His section on Tacitus is overall good, especially his noting that it isn’t referred to for a few hundred years after it was written (even by Tertullian who knew and quoted Tacitus). However, he recycles the argument from G.A. Wells that Pilate was “never a procurator, he was a prefect,” though there is a reasonable case he was both, and therefore the passage is not mistaken on this point.
Regarding Tacitus, is it (a) the entire passage that is a forgery or (b) just a single line mentioning Pilate, a position some hold? However, Allen doesn’t discuss or even seem interested in which of these possibilities is true, or make any sustained argument for either horn of the dilemma.

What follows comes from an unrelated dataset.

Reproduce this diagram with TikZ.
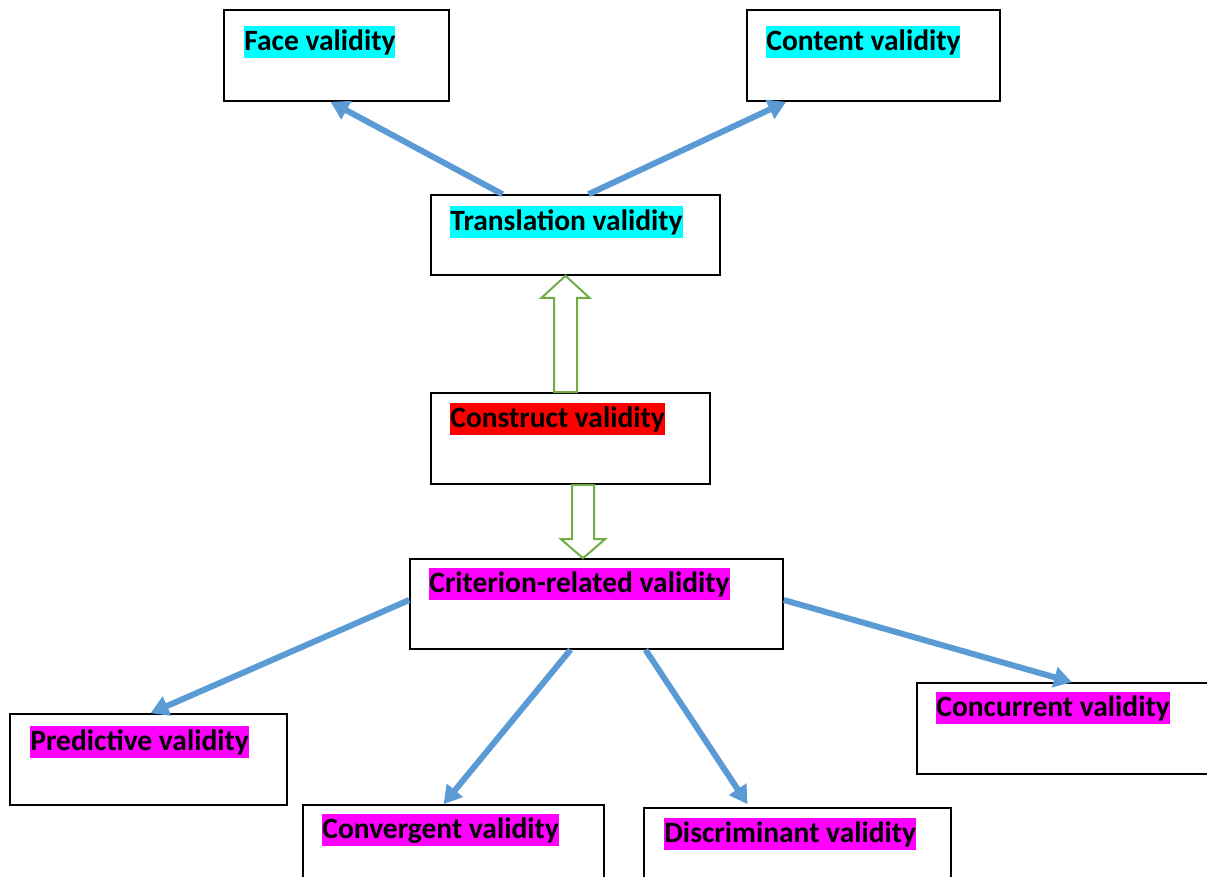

He concludes the book with agnosticism about the historical Jesus. It’s a reasonable opinion and one that I am glad to see in the field. However, there are some arguments for mythicism he doesn’t seem to consider. Most notably that Paul’s letters, Hebrews, Revelation and 1 Clement cite only visions and scripture for information about Jesus, and never relate anything that could not be attributed one of the two. It is only later documents from about a century or more after the fact (Luke, John, 2 Peter) that explicitly connect themselves to eyewitnesses. This matters, because without eyewitnesses having ordinary day-in/day-out experiences of Jesus, we have no evidence of any experience other than fleeting visions (as people had of the mythical god Apollo). Lacking crucial evidence of eyewitnesses, there isn’t sufficient evidence of an historical Jesus even in documents that should contain it.
At nearly 950 pages, Allen’s work is not light reading but nonetheless the book is best treated as an encyclopedia of ancient extrabiblical evidence for Jesus, and might be best utilized that way instead of a read from start to finish. Recommended.